## [PROBLEM DETAILS]
Which lines contain the string "that"? Please list every one of them.

## [GIVEN ENTRIES]

---

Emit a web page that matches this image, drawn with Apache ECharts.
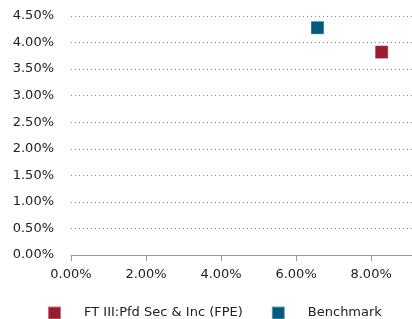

---

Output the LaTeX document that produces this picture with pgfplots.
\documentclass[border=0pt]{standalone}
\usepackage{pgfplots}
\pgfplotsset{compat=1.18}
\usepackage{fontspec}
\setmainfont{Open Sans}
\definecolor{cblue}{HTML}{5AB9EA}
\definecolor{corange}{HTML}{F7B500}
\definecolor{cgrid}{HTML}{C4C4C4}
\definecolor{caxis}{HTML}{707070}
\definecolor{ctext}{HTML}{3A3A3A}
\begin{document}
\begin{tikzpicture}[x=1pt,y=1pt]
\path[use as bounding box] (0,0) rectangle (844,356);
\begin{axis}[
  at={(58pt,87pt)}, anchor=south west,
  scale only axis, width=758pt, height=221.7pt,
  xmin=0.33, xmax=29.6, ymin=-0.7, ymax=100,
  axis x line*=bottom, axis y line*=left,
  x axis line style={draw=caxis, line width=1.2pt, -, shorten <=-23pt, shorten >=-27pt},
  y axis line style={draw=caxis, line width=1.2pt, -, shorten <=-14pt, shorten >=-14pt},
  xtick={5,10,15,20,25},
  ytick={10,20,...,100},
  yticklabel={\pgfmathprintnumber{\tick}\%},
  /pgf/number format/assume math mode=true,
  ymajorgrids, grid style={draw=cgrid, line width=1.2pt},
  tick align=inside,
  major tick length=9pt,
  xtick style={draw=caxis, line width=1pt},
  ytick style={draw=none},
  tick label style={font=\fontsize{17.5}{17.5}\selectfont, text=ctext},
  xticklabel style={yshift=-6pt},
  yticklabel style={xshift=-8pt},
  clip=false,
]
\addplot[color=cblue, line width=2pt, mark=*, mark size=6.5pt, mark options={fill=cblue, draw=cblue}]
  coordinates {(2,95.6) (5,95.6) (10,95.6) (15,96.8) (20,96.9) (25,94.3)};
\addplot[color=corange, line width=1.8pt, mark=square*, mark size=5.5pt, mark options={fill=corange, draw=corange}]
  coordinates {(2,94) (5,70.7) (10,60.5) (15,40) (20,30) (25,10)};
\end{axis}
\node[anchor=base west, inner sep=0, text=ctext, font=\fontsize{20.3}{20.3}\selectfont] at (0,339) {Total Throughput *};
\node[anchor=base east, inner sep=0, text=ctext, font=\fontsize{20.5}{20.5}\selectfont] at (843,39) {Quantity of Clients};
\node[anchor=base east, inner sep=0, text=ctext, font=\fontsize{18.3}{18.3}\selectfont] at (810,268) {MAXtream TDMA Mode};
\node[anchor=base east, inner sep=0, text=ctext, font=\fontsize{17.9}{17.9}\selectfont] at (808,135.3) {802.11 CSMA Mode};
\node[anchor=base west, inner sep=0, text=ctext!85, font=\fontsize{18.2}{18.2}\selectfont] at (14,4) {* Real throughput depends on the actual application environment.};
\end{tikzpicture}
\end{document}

---

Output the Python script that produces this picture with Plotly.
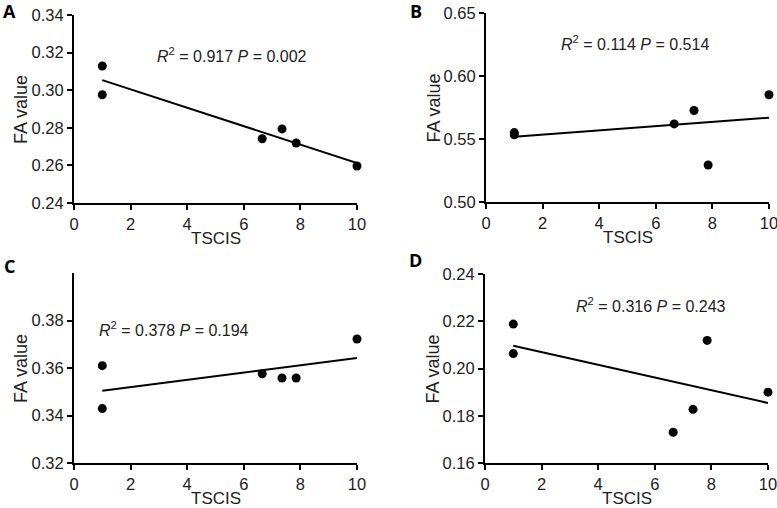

---

## [FULL RESPONSE]
Emit a web page that matches this image, drawn with Apache ECharts.
Output the LaTeX document that produces this picture with pgfplots.
Output the Python script that produces this picture with Plotly.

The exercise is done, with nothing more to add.